Why Google Social Search Is Good and Bad for the Market
Hope you've had time to get over the reflexive, knee-jerk news that Google would, like Microsoft Bing, start indexing Twitter tweets on its search results page.
More interesting to me in the near term -- probably because it's closer to launching -- is the news of Google Social Search, the search engine's play to integrate its users accounts, contacts and profile information,
I already noted that the move puts the biggest dog in the social search engine race. Now we have to wonder what this means for the smaller dogs, some of whom have been running with this idea for several years (hello, Eurekster).
So, two schools of thought here.
First, and what I hope happens, is that Google's entrance buoys the crowded market, lifting up the long tail of dozens of social search engines, from the fresh Aardvark to more established players Mahalo, ChaCha, Scour, Wink, etc.
Alternatively, Google's entrance in social search could banish these startups to the hinterlands of obsolescence.

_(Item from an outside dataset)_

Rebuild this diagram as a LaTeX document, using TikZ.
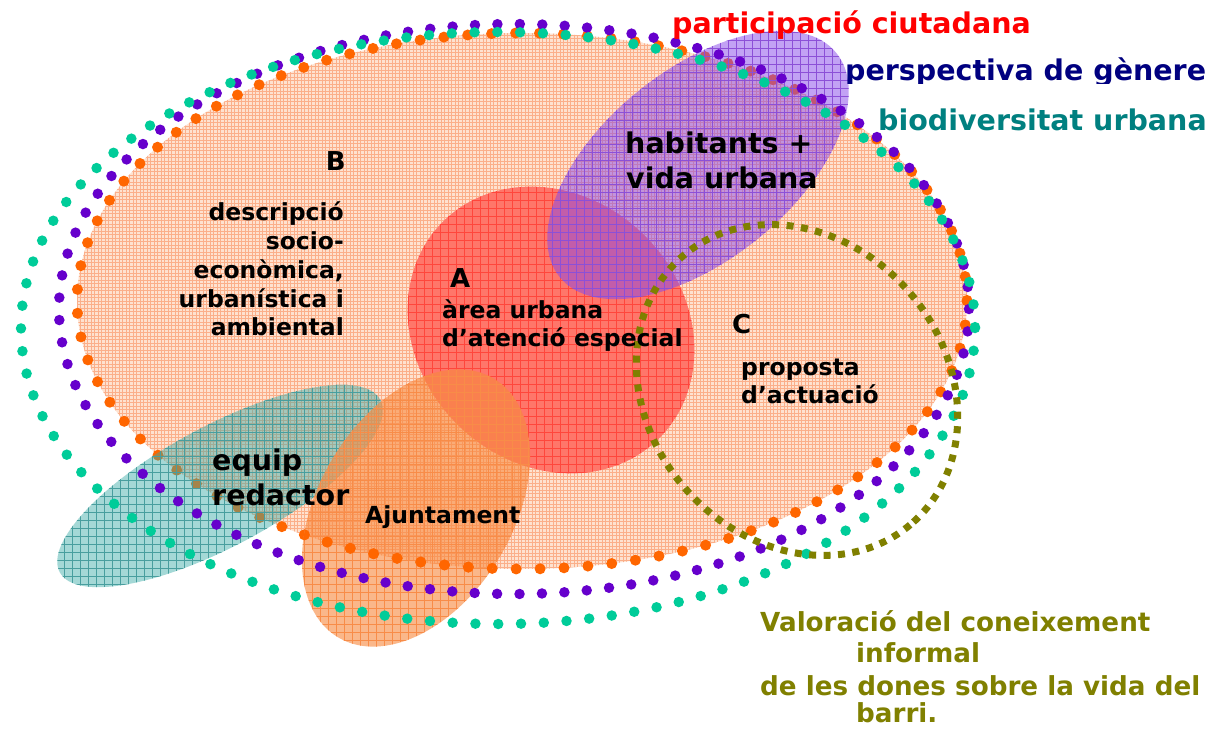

By virtue of its large user base, Google could easily become the Facebook of social search, with millions of people opting in to use the service.
Millions of Google users already have a Google Account, Google Profile with contacts through Gmail. Many of these people have accounts on Twitter, FriendFeed, etc. Google made the entry barrier so low -- just click to opt in -- that it's not hard to imagine the service taking off.
I would not go so far as to say millions of people would leave Mahalo or their other social search networks for Google (though I wouldn't be surprised), but I would say this could preempt users from joining those other services.
That would incinerate the long tail. Just spitballing here. What do you think?